• _Given task_
Go through the data and copy every line exactly, but not the images.

# START OF Dataset extract

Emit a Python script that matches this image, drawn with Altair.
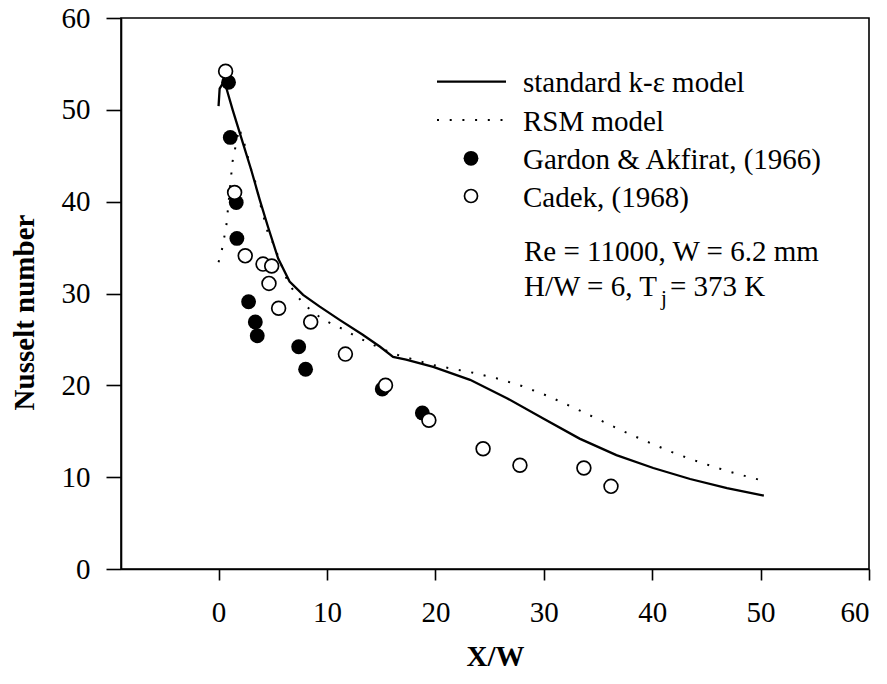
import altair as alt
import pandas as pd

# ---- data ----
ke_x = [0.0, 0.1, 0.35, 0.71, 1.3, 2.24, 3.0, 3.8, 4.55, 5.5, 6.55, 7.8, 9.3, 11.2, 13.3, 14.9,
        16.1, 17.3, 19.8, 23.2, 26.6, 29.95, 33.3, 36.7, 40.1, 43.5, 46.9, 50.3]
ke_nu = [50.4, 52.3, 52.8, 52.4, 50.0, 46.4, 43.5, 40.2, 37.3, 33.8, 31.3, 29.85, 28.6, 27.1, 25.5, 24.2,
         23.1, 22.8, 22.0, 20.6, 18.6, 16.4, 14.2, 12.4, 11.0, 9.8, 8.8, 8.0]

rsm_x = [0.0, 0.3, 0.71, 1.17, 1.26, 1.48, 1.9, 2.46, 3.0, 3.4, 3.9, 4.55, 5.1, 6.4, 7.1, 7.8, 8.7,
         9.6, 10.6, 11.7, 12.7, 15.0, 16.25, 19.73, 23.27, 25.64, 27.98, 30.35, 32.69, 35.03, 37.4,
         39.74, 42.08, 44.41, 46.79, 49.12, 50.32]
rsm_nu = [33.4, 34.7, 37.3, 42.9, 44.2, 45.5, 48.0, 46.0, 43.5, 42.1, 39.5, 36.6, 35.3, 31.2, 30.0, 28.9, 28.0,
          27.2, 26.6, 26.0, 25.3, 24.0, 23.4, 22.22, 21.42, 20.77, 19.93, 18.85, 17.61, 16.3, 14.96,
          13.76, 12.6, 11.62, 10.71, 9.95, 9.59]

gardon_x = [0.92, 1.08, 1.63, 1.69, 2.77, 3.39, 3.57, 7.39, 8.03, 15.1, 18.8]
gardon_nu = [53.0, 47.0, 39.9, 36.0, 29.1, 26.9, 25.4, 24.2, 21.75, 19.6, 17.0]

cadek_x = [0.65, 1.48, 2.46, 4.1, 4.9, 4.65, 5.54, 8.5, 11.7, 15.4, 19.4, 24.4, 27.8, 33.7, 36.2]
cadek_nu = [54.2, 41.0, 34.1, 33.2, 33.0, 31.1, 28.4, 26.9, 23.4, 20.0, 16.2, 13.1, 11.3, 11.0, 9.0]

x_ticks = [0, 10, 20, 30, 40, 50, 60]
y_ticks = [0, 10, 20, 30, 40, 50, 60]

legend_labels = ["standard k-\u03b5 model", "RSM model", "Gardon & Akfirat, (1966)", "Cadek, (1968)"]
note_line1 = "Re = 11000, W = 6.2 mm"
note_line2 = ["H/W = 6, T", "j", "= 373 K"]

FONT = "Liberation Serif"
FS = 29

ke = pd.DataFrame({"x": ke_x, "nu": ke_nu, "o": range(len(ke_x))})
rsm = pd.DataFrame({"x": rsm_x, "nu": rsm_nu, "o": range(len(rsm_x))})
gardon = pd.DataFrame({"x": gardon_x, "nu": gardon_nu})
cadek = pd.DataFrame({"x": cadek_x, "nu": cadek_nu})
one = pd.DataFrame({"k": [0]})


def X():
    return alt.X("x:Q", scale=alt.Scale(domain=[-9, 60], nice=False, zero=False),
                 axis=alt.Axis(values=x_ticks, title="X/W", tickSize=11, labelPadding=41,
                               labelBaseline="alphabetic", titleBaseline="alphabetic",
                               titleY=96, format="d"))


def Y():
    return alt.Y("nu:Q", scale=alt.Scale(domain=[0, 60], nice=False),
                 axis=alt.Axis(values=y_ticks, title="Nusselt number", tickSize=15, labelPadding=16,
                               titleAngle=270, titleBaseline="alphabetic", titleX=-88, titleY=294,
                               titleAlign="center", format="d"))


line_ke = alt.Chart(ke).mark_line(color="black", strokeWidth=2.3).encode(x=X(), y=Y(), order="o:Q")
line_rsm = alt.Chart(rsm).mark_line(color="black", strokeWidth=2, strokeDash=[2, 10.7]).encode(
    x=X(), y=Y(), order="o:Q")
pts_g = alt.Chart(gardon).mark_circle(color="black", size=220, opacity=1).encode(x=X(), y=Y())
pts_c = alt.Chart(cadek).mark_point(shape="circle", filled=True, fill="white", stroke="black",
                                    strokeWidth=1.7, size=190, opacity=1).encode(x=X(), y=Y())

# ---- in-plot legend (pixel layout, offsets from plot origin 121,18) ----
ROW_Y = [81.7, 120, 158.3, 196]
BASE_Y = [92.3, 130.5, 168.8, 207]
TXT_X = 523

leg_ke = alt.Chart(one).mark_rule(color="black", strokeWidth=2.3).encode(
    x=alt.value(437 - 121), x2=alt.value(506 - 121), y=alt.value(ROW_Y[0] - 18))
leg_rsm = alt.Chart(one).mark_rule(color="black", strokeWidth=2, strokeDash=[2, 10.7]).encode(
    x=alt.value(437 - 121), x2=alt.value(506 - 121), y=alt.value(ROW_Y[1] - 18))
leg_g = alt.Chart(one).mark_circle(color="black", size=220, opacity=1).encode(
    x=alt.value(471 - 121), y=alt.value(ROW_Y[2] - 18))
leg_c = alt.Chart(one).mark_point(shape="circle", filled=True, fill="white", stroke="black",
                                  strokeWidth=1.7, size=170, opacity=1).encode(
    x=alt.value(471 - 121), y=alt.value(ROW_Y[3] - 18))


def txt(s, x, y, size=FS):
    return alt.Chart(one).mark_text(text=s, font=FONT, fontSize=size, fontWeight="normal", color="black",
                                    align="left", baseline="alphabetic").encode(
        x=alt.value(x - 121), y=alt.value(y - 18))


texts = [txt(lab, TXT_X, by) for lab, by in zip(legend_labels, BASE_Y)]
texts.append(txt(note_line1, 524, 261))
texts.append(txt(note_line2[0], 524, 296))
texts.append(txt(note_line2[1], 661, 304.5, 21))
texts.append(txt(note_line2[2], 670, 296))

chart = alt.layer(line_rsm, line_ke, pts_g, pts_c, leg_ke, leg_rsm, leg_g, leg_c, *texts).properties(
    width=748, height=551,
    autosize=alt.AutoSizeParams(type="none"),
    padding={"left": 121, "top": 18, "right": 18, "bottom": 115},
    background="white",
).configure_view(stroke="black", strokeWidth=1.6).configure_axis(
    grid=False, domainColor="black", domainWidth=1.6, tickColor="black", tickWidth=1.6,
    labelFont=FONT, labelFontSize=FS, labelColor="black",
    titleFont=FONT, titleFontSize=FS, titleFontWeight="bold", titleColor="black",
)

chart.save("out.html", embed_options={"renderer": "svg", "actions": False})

# END OF Dataset extract

• _Solved exercise_
Emit a Python script that matches this image, drawn with Altair.
import altair as alt
import pandas as pd

# ---- data ----
ke_x = [0.0, 0.1, 0.35, 0.71, 1.3, 2.24, 3.0, 3.8, 4.55, 5.5, 6.55, 7.8, 9.3, 11.2, 13.3, 14.9,
        16.1, 17.3, 19.8, 23.2, 26.6, 29.95, 33.3, 36.7, 40.1, 43.5, 46.9, 50.3]
ke_nu = [50.4, 52.3, 52.8, 52.4, 50.0, 46.4, 43.5, 40.2, 37.3, 33.8, 31.3, 29.85, 28.6, 27.1, 25.5, 24.2,
         23.1, 22.8, 22.0, 20.6, 18.6, 16.4, 14.2, 12.4, 11.0, 9.8, 8.8, 8.0]

rsm_x = [0.0, 0.3, 0.71, 1.17, 1.26, 1.48, 1.9, 2.46, 3.0, 3.4, 3.9, 4.55, 5.1, 6.4, 7.1, 7.8, 8.7,
         9.6, 10.6, 11.7, 12.7, 15.0, 16.25, 19.73, 23.27, 25.64, 27.98, 30.35, 32.69, 35.03, 37.4,
         39.74, 42.08, 44.41, 46.79, 49.12, 50.32]
rsm_nu = [33.4, 34.7, 37.3, 42.9, 44.2, 45.5, 48.0, 46.0, 43.5, 42.1, 39.5, 36.6, 35.3, 31.2, 30.0, 28.9, 28.0,
          27.2, 26.6, 26.0, 25.3, 24.0, 23.4, 22.22, 21.42, 20.77, 19.93, 18.85, 17.61, 16.3, 14.96,
          13.76, 12.6, 11.62, 10.71, 9.95, 9.59]

gardon_x = [0.92, 1.08, 1.63, 1.69, 2.77, 3.39, 3.57, 7.39, 8.03, 15.1, 18.8]
gardon_nu = [53.0, 47.0, 39.9, 36.0, 29.1, 26.9, 25.4, 24.2, 21.75, 19.6, 17.0]

cadek_x = [0.65, 1.48, 2.46, 4.1, 4.9, 4.65, 5.54, 8.5, 11.7, 15.4, 19.4, 24.4, 27.8, 33.7, 36.2]
cadek_nu = [54.2, 41.0, 34.1, 33.2, 33.0, 31.1, 28.4, 26.9, 23.4, 20.0, 16.2, 13.1, 11.3, 11.0, 9.0]

x_ticks = [0, 10, 20, 30, 40, 50, 60]
y_ticks = [0, 10, 20, 30, 40, 50, 60]

legend_labels = ["standard k-\u03b5 model", "RSM model", "Gardon & Akfirat, (1966)", "Cadek, (1968)"]
note_line1 = "Re = 11000, W = 6.2 mm"
note_line2 = ["H/W = 6, T", "j", "= 373 K"]

FONT = "Liberation Serif"
FS = 29

ke = pd.DataFrame({"x": ke_x, "nu": ke_nu, "o": range(len(ke_x))})
rsm = pd.DataFrame({"x": rsm_x, "nu": rsm_nu, "o": range(len(rsm_x))})
gardon = pd.DataFrame({"x": gardon_x, "nu": gardon_nu})
cadek = pd.DataFrame({"x": cadek_x, "nu": cadek_nu})
one = pd.DataFrame({"k": [0]})


def X():
    return alt.X("x:Q", scale=alt.Scale(domain=[-9, 60], nice=False, zero=False),
                 axis=alt.Axis(values=x_ticks, title="X/W", tickSize=11, labelPadding=41,
                               labelBaseline="alphabetic", titleBaseline="alphabetic",
                               titleY=96, format="d"))


def Y():
    return alt.Y("nu:Q", scale=alt.Scale(domain=[0, 60], nice=False),
                 axis=alt.Axis(values=y_ticks, title="Nusselt number", tickSize=15, labelPadding=16,
                               titleAngle=270, titleBaseline="alphabetic", titleX=-88, titleY=294,
                               titleAlign="center", format="d"))


line_ke = alt.Chart(ke).mark_line(color="black", strokeWidth=2.3).encode(x=X(), y=Y(), order="o:Q")
line_rsm = alt.Chart(rsm).mark_line(color="black", strokeWidth=2, strokeDash=[2, 10.7]).encode(
    x=X(), y=Y(), order="o:Q")
pts_g = alt.Chart(gardon).mark_circle(color="black", size=220, opacity=1).encode(x=X(), y=Y())
pts_c = alt.Chart(cadek).mark_point(shape="circle", filled=True, fill="white", stroke="black",
                                    strokeWidth=1.7, size=190, opacity=1).encode(x=X(), y=Y())

# ---- in-plot legend (pixel layout, offsets from plot origin 121,18) ----
ROW_Y = [81.7, 120, 158.3, 196]
BASE_Y = [92.3, 130.5, 168.8, 207]
TXT_X = 523

leg_ke = alt.Chart(one).mark_rule(color="black", strokeWidth=2.3).encode(
    x=alt.value(437 - 121), x2=alt.value(506 - 121), y=alt.value(ROW_Y[0] - 18))
leg_rsm = alt.Chart(one).mark_rule(color="black", strokeWidth=2, strokeDash=[2, 10.7]).encode(
    x=alt.value(437 - 121), x2=alt.value(506 - 121), y=alt.value(ROW_Y[1] - 18))
leg_g = alt.Chart(one).mark_circle(color="black", size=220, opacity=1).encode(
    x=alt.value(471 - 121), y=alt.value(ROW_Y[2] - 18))
leg_c = alt.Chart(one).mark_point(shape="circle", filled=True, fill="white", stroke="black",
                                  strokeWidth=1.7, size=170, opacity=1).encode(
    x=alt.value(471 - 121), y=alt.value(ROW_Y[3] - 18))


def txt(s, x, y, size=FS):
    return alt.Chart(one).mark_text(text=s, font=FONT, fontSize=size, fontWeight="normal", color="black",
                                    align="left", baseline="alphabetic").encode(
        x=alt.value(x - 121), y=alt.value(y - 18))


texts = [txt(lab, TXT_X, by) for lab, by in zip(legend_labels, BASE_Y)]
texts.append(txt(note_line1, 524, 261))
texts.append(txt(note_line2[0], 524, 296))
texts.append(txt(note_line2[1], 661, 304.5, 21))
texts.append(txt(note_line2[2], 670, 296))

chart = alt.layer(line_rsm, line_ke, pts_g, pts_c, leg_ke, leg_rsm, leg_g, leg_c, *texts).properties(
    width=748, height=551,
    autosize=alt.AutoSizeParams(type="none"),
    padding={"left": 121, "top": 18, "right": 18, "bottom": 115},
    background="white",
).configure_view(stroke="black", strokeWidth=1.6).configure_axis(
    grid=False, domainColor="black", domainWidth=1.6, tickColor="black", tickWidth=1.6,
    labelFont=FONT, labelFontSize=FS, labelColor="black",
    titleFont=FONT, titleFontSize=FS, titleFontWeight="bold", titleColor="black",
)

chart.save("out.html", embed_options={"renderer": "svg", "actions": False})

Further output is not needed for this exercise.